- WHAT THE TASK ASKS -
An exact reproduction of the records is required, with all images left out.

— BEGIN STORED ROWS —

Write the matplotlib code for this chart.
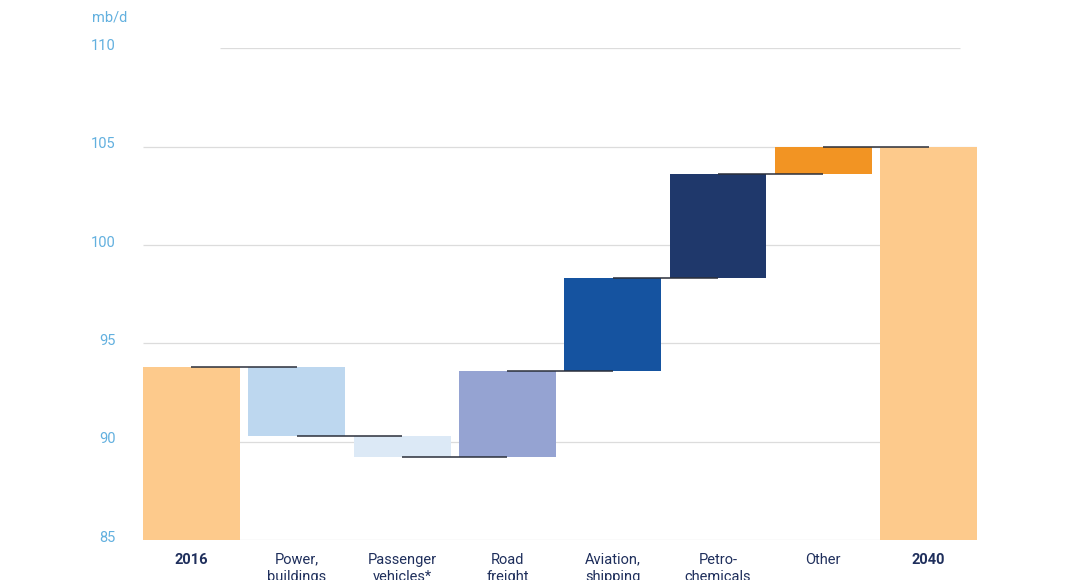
import matplotlib.pyplot as plt

plt.rcParams["font.family"] = ["Roboto", "DejaVu Sans"]

categories = ["2016", "Power,\nbuildings", "Passenger\nvehicles*", "Road\nfreight",
              "Aviation,\nshipping", "Petro-\nchemicals", "Other", "2040"]
start_value = 93.8
changes = [-3.5, -1.1, 4.4, 4.7, 5.3, 1.4]
end_value = 105.0
colors = ["#fdca8c", "#bdd7ef", "#dce9f6", "#95a3d2", "#1553a0", "#1f386b", "#f29423", "#fdca8c"]
y_ticks = [85, 90, 95, 100, 105, 110]

fig = plt.figure(figsize=(10.68, 5.8), dpi=100)
ax = fig.add_axes([0.1339, 0.069, 0.781, 0.848])
ax.set_xlim(-0.46, 7.46)
ax.set_ylim(85, 110)

# gridlines
for t in y_ticks:
    if t == 110:
        ax.hlines(t, 0.27, 7.30, color="#dcdcdc", lw=0.9, zorder=0)
    else:
        ax.hlines(t, -0.46, 7.46, color="#dcdcdc", lw=0.9, zorder=0)

w = 0.92
# bars
bottoms, heights = [85], [start_value - 85]
level = start_value
levels = [start_value]
for c in changes:
    new = level + c
    bottoms.append(min(level, new))
    heights.append(abs(c))
    level = new
    levels.append(level)
bottoms.append(85)
heights.append(end_value - 85)

ax.bar(range(len(categories)), heights, bottom=bottoms, width=w, color=colors, zorder=2)

# connectors
for i, lv in enumerate(levels):
    ax.hlines(lv, i, i + 1, color="#2b2f3a", lw=1.1, zorder=3)

for s in ax.spines.values():
    s.set_visible(False)
ax.set_xticks([])
ax.set_yticks([])

# y labels
for t in y_ticks:
    ax.text(-0.72, t + 0.12, str(t), ha="right", va="center",
            color="#62b0df", fontsize=10.5)
fig.text(92 / 1068, 1 - 17 / 580, "mb/d", color="#62b0df", fontsize=10.5, ha="left", va="center")

# category labels
for i, lab in enumerate(categories):
    bold = lab in ("2016", "2040")
    ax.text(i, 84.35, lab, ha="center", va="top", fontsize=10.5, color="#1f2f5c",
            fontweight="bold" if bold else "normal", linespacing=1.3)

fig.savefig("out.png", dpi=100)
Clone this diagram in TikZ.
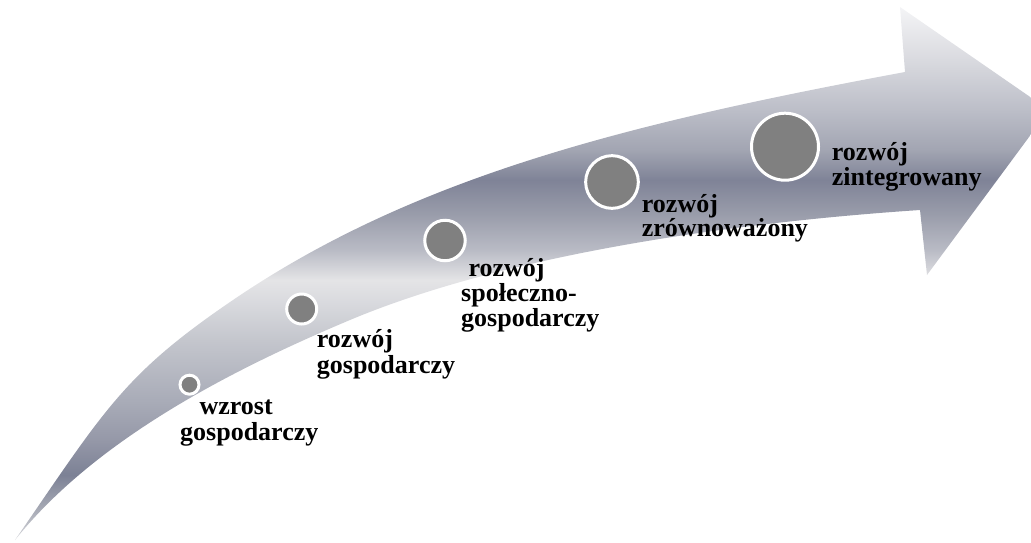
\documentclass[tikz,border=0pt]{standalone}
\usepackage{fontspec}
\setmainfont{Liberation Serif}
\definecolor{s7}{HTML}{F4F4F6}
\definecolor{s60}{HTML}{D9DADF}
\definecolor{s110}{HTML}{BCBEC8}
\definecolor{s150}{HTML}{A2A5B2}
\definecolor{s180}{HTML}{7F8397}
\definecolor{s215}{HTML}{9A9DAB}
\definecolor{s250}{HTML}{B9BBC5}
\definecolor{s280}{HTML}{E4E4E6}
\definecolor{s300}{HTML}{DADBDF}
\definecolor{s340}{HTML}{C4C6CD}
\definecolor{s400}{HTML}{A9ACB8}
\definecolor{s440}{HTML}{9598A8}
\definecolor{s475}{HTML}{7C8195}
\definecolor{s510}{HTML}{A8ABB6}
\definecolor{s540}{HTML}{D6D7DB}
\definecolor{dotgray}{HTML}{808080}
\pgfdeclareverticalshading{arrowshade}{100bp}{color(0bp)=(s540); color(25bp)=(s540); color(27.81bp)=(s510); color(31.10bp)=(s475); color(34.38bp)=(s440); color(38.13bp)=(s400); color(43.76bp)=(s340); color(47.51bp)=(s300); color(49.39bp)=(s280); color(52.20bp)=(s250); color(55.49bp)=(s215); color(58.77bp)=(s180); color(61.59bp)=(s150); color(65.34bp)=(s110); color(70.03bp)=(s60); color(75bp)=(s7); color(100bp)=(s7)}
\tikzset{
  dot/.style={circle, draw=white, line width=3pt, fill=dotgray, inner sep=0pt},
  lbl/.style={font=\fontsize{26}{25}\selectfont\bfseries, inner sep=0pt, anchor=base west, text=black}
}
\begin{document}
\begin{tikzpicture}[x=1pt,y=-1pt]
\useasboundingbox (0,0) rectangle (1031,542);
\clip (0,0) rectangle (1031,542);
% arrow body
\coordinate (tail) at (15,540);
\coordinate (up) at (233,300);
\coordinate (neckT) at (905,72);
\coordinate (headT) at (900,7);
\coordinate (tip) at (1049,110);
\coordinate (headB) at (927,275);
\coordinate (neckB) at (920,210);
\coordinate (low) at (350,320);
\shade[shading=arrowshade]
  (tail) .. controls (105,409.5) and (123,374.8) .. (up)
  .. controls (413,177.6) and (625,123.8) .. (neckT)
  -- (headT) -- (tip) -- (headB) -- (neckB)
  .. controls (720,223.4) and (500,257) .. (low)
  .. controls (230,370.4) and (95,440) .. (tail)
  -- cycle;
% milestones
\node[dot, minimum size=19pt]   (c1) at (189.5,384.7) {};
\node[dot, minimum size=30pt]   (c2) at (301.7,309) {};
\node[dot, minimum size=40.5pt] (c3) at (445,240.5) {};
\node[dot, minimum size=52.7pt] (c4) at (612,182) {};
\node[dot, minimum size=67pt]   (c5) at (785,146.7) {};
% labels
\node[lbl] (t1a) at (199.3,414.7) {wzrost};
\node[lbl] (t1b) at (180,440.3) {gospodarczy};
\node[lbl] (t2a) at (316.7,347.7) {rozwój};
\node[lbl] (t2b) at (316.7,373.3) {gospodarczy};
\node[lbl] (t3a) at (468.3,276) {rozwój};
\node[lbl] (t3b) at (461,301.7) {społeczno-};
\node[lbl] (t3c) at (461,326.7) {gospodarczy};
\node[lbl] (t4a) at (641.7,212.3) {rozwój};
\node[lbl] (t4b) at (641.7,236.7) {zrównoważony};
\node[lbl] (t5a) at (831.7,160) {rozwój};
\node[lbl] (t5b) at (831.7,185) {zintegrowany};
\end{tikzpicture}
\end{document}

— END STORED ROWS —

- THE SOLUTION -
Write the matplotlib code for this chart.
import matplotlib.pyplot as plt

plt.rcParams["font.family"] = ["Roboto", "DejaVu Sans"]

categories = ["2016", "Power,\nbuildings", "Passenger\nvehicles*", "Road\nfreight",
              "Aviation,\nshipping", "Petro-\nchemicals", "Other", "2040"]
start_value = 93.8
changes = [-3.5, -1.1, 4.4, 4.7, 5.3, 1.4]
end_value = 105.0
colors = ["#fdca8c", "#bdd7ef", "#dce9f6", "#95a3d2", "#1553a0", "#1f386b", "#f29423", "#fdca8c"]
y_ticks = [85, 90, 95, 100, 105, 110]

fig = plt.figure(figsize=(10.68, 5.8), dpi=100)
ax = fig.add_axes([0.1339, 0.069, 0.781, 0.848])
ax.set_xlim(-0.46, 7.46)
ax.set_ylim(85, 110)

# gridlines
for t in y_ticks:
    if t == 110:
        ax.hlines(t, 0.27, 7.30, color="#dcdcdc", lw=0.9, zorder=0)
    else:
        ax.hlines(t, -0.46, 7.46, color="#dcdcdc", lw=0.9, zorder=0)

w = 0.92
# bars
bottoms, heights = [85], [start_value - 85]
level = start_value
levels = [start_value]
for c in changes:
    new = level + c
    bottoms.append(min(level, new))
    heights.append(abs(c))
    level = new
    levels.append(level)
bottoms.append(85)
heights.append(end_value - 85)

ax.bar(range(len(categories)), heights, bottom=bottoms, width=w, color=colors, zorder=2)

# connectors
for i, lv in enumerate(levels):
    ax.hlines(lv, i, i + 1, color="#2b2f3a", lw=1.1, zorder=3)

for s in ax.spines.values():
    s.set_visible(False)
ax.set_xticks([])
ax.set_yticks([])

# y labels
for t in y_ticks:
    ax.text(-0.72, t + 0.12, str(t), ha="right", va="center",
            color="#62b0df", fontsize=10.5)
fig.text(92 / 1068, 1 - 17 / 580, "mb/d", color="#62b0df", fontsize=10.5, ha="left", va="center")

# category labels
for i, lab in enumerate(categories):
    bold = lab in ("2016", "2040")
    ax.text(i, 84.35, lab, ha="center", va="top", fontsize=10.5, color="#1f2f5c",
            fontweight="bold" if bold else "normal", linespacing=1.3)

fig.savefig("out.png", dpi=100)
Clone this diagram in TikZ.
\documentclass[tikz,border=0pt]{standalone}
\usepackage{fontspec}
\setmainfont{Liberation Serif}
\definecolor{s7}{HTML}{F4F4F6}
\definecolor{s60}{HTML}{D9DADF}
\definecolor{s110}{HTML}{BCBEC8}
\definecolor{s150}{HTML}{A2A5B2}
\definecolor{s180}{HTML}{7F8397}
\definecolor{s215}{HTML}{9A9DAB}
\definecolor{s250}{HTML}{B9BBC5}
\definecolor{s280}{HTML}{E4E4E6}
\definecolor{s300}{HTML}{DADBDF}
\definecolor{s340}{HTML}{C4C6CD}
\definecolor{s400}{HTML}{A9ACB8}
\definecolor{s440}{HTML}{9598A8}
\definecolor{s475}{HTML}{7C8195}
\definecolor{s510}{HTML}{A8ABB6}
\definecolor{s540}{HTML}{D6D7DB}
\definecolor{dotgray}{HTML}{808080}
\pgfdeclareverticalshading{arrowshade}{100bp}{color(0bp)=(s540); color(25bp)=(s540); color(27.81bp)=(s510); color(31.10bp)=(s475); color(34.38bp)=(s440); color(38.13bp)=(s400); color(43.76bp)=(s340); color(47.51bp)=(s300); color(49.39bp)=(s280); color(52.20bp)=(s250); color(55.49bp)=(s215); color(58.77bp)=(s180); color(61.59bp)=(s150); color(65.34bp)=(s110); color(70.03bp)=(s60); color(75bp)=(s7); color(100bp)=(s7)}
\tikzset{
  dot/.style={circle, draw=white, line width=3pt, fill=dotgray, inner sep=0pt},
  lbl/.style={font=\fontsize{26}{25}\selectfont\bfseries, inner sep=0pt, anchor=base west, text=black}
}
\begin{document}
\begin{tikzpicture}[x=1pt,y=-1pt]
\useasboundingbox (0,0) rectangle (1031,542);
\clip (0,0) rectangle (1031,542);
% arrow body
\coordinate (tail) at (15,540);
\coordinate (up) at (233,300);
\coordinate (neckT) at (905,72);
\coordinate (headT) at (900,7);
\coordinate (tip) at (1049,110);
\coordinate (headB) at (927,275);
\coordinate (neckB) at (920,210);
\coordinate (low) at (350,320);
\shade[shading=arrowshade]
  (tail) .. controls (105,409.5) and (123,374.8) .. (up)
  .. controls (413,177.6) and (625,123.8) .. (neckT)
  -- (headT) -- (tip) -- (headB) -- (neckB)
  .. controls (720,223.4) and (500,257) .. (low)
  .. controls (230,370.4) and (95,440) .. (tail)
  -- cycle;
% milestones
\node[dot, minimum size=19pt]   (c1) at (189.5,384.7) {};
\node[dot, minimum size=30pt]   (c2) at (301.7,309) {};
\node[dot, minimum size=40.5pt] (c3) at (445,240.5) {};
\node[dot, minimum size=52.7pt] (c4) at (612,182) {};
\node[dot, minimum size=67pt]   (c5) at (785,146.7) {};
% labels
\node[lbl] (t1a) at (199.3,414.7) {wzrost};
\node[lbl] (t1b) at (180,440.3) {gospodarczy};
\node[lbl] (t2a) at (316.7,347.7) {rozwój};
\node[lbl] (t2b) at (316.7,373.3) {gospodarczy};
\node[lbl] (t3a) at (468.3,276) {rozwój};
\node[lbl] (t3b) at (461,301.7) {społeczno-};
\node[lbl] (t3c) at (461,326.7) {gospodarczy};
\node[lbl] (t4a) at (641.7,212.3) {rozwój};
\node[lbl] (t4b) at (641.7,236.7) {zrównoważony};
\node[lbl] (t5a) at (831.7,160) {rozwój};
\node[lbl] (t5b) at (831.7,185) {zintegrowany};
\end{tikzpicture}
\end{document}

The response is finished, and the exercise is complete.